On "Casino Lisboa," Dirty Beaches makes one of the dirtiest combinations of funk, post-punk and lo-fi muck imaginable. It feels like a nightmare set in a hellish club where everyone is dressed in leather and drinking brown fog. It's also oddly danceable – try to resist.
On "Battle Funk," New York psychedelic warriors NYMPH return to provide a set of freak explosions, mountainous crescendos, Afrobeat extensions and pointillist guitar dots. It's crazy but it all feels intensely spiritual as the track glides around in a tangled cluster in sync with the noise-weapon vocals of Eri Shoji. Some mind expansion necessary, but the payoff is worth it.
Even at its barest moments, Julianna Barwick's music is just utterly beautiful. With little more than layered voices and ambient instrumentation, it's emotionally immense yet also escapist in a unique, gut-wrenching way. Her new LP, Nepenthe, is out August 20 on Dead Oceans, and your first taste is the mountainous aural xanax of "Forever." Listen and preview the album with the teaser above.
From a deadpan joke in his film Coffee And Cigarettes, Jim Jarmusch has turned his iconic dialogue into a rumbling post-rock band called SQÜRL. On "Pink Dust," he shows it legitimately rules, too. The song is a psychedelic mountain with huge, patient guitars and drums just as gigantic. Similar to instrumentals on the soundtrack to The Limits Of Control – where this formation made its first appearance – this track is a natural electric atmosphere to get lost within.
Drifters/Love Is The Devil, the new two-for-one from Dirty Beaches, covers a lot of ground. It's gut-wrenching, disconcerting and still hypnotic enough to throw waves of nostalgia and melancholy right in your face. "Landscapes In The Mist" closes out Drifters and functions as a bridge to the dronier, ultra-sad instrumentals contained within the second record.
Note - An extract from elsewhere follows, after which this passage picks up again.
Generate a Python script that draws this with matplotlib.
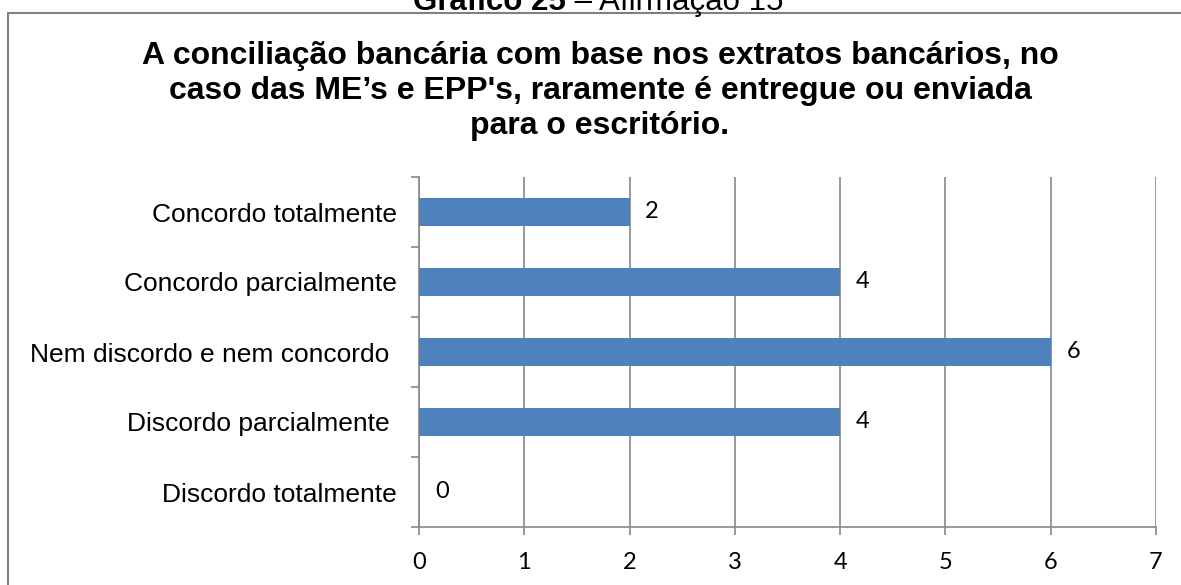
import matplotlib
matplotlib.use("Agg")
import matplotlib.pyplot as plt
from matplotlib.patches import Rectangle
from matplotlib.ticker import FixedLocator, NullFormatter

categories = [
    "Discordo totalmente",
    "Discordo parcialmente ",
    "Nem discordo e nem concordo ",
    "Concordo parcialmente",
    "Concordo totalmente",
]
values = [0, 4, 6, 4, 2]
x_ticks = [0, 1, 2, 3, 4, 5, 6, 7]

BAR = "#4F81BD"
GRID = "#888888"

fig = plt.figure(figsize=(11.81, 5.85), dpi=100)
fig.patch.set_facecolor("white")

# outer frame, running past the right and bottom edges
fig.patches.append(Rectangle((8 / 1181, -0.2), 1.2, 1 - 13 / 585 + 0.2,
                             transform=fig.transFigure, fill=False,
                             edgecolor="#808080", linewidth=1.5))

# caption above the frame (partly cut off by the top edge)
cap_y = 1 - 10 / 585
fig.text(566 / 1181, cap_y, "Gráfico 25", ha="right", va="baseline",
         fontsize=22.5, fontweight="bold", family="Liberation Sans")
fig.text(566 / 1181, cap_y, " – Afirmação 15", ha="left", va="baseline",
         fontsize=22.5, family="Liberation Sans")

fig.text(600 / 1181, 1 - 91 / 585,
         "A conciliação bancária com base nos extratos bancários, no\n"
         "caso das ME’s e EPP's, raramente é entregue ou enviada\n"
         "para o escritório.",
         ha="center", va="center", fontsize=23, fontweight="bold",
         family="Liberation Sans", linespacing=1.2)

ax = fig.add_axes([419 / 1181, 1 - 527 / 585, (1156 - 419) / 1181, 350 / 585])
pos = list(range(len(categories)))
ax.barh(pos, values, height=0.4, color=BAR, zorder=3)

for p, v in zip(pos, values):
    ax.text(v + 0.15, p, str(v), ha="left", va="center",
            fontsize=17, family="Lato", zorder=4)

ax.set_xlim(0, 7)
ax.set_ylim(-0.5, len(categories) - 0.5)
ax.set_xticks(x_ticks)
ax.set_xticklabels([str(t) for t in x_ticks], fontsize=17, family="Lato")
ax.xaxis.grid(True, color=GRID, linewidth=1.2, zorder=0)
ax.tick_params(axis="x", length=6, width=1.2, color=GRID, pad=12)

ax.set_yticks(pos)
ax.set_yticklabels(categories, fontsize=19, family="Liberation Sans")
ax.tick_params(axis="y", which="major", length=0, pad=16)
ax.yaxis.set_minor_locator(FixedLocator([i - 0.5 for i in range(len(categories) + 1)]))
ax.yaxis.set_minor_formatter(NullFormatter())
ax.tick_params(axis="y", which="minor", length=6, width=1.2, color=GRID)

for s in ("top", "right"):
    ax.spines[s].set_visible(False)
for s in ("left", "bottom"):
    ax.spines[s].set_color(GRID)
    ax.spines[s].set_linewidth(1.2)

fig.savefig("out.png", dpi=100, facecolor="white")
It sounds like a dying jazz band tuning-up while you pull away from shore on a barge.
At their peak, Growing were the best live band in New York City. For years, they exploded power supplies and made concert-goers all tearful with nothing more than two guitars, a penchant for razory drones and some brain-splitting rhythms. Quiet since 2010, we finally have something new from one-half of the duo. Check out "Bender" - a cut from Kevin Doria's solo joint Total Life. It's totally fucking immense.
1939 Ensemble, a duo consisting of Jose Medeles (The Breeders) and David Coniglio, have a real way with rhythm. Emerging from the hazy netherworld of post-rock ghosts, "Sabotage" finds the group making spy music with drums, vibraphone and little else. It's mysterious, catchy and circular enough to get lost in. Hear more on Howl & Bite – out April 16 via Jealous Butcher Records.
Julianna Barwick is no stranger to getting a little heavenly, and she continues the streak she started on 2011's fantastic The Magic Place on this new track "Pacing." Those interlocking, angelic vocals are still blissfully present, but this one adds a somber piano to the formula – yet another musical example that mixing sadness and beauty is the way to go (and make me cry).
I'm loving the current artistic counter-reaction to music becoming so disposable. As The Knife prep a 90-minute opus, Dirty Beaches mastermind Alex Zhang Hungtai is bundling two albums into one with Drifters and a stark instrumental set called Love Is The Devil. Check out the title track, which is kind of a severe bummer (while also very beautiful and raw). "I was crying my facing eyes out when I wrote this and punching myself in the face," explains Hungtai in the video's YouTube comments. Well, then.
Grouper returns with the heavenly "Vital" – the first salvo from her upcoming The Man Who Died In His Boat LP, which collects unreleased recordings from around the time she released the folky, ambient milestone Dragging A Dead Deer Up A Hill. Hear more February 4 via Kranky, and read an explanation of the album's admittedly-wild title to whet that appetite a little more.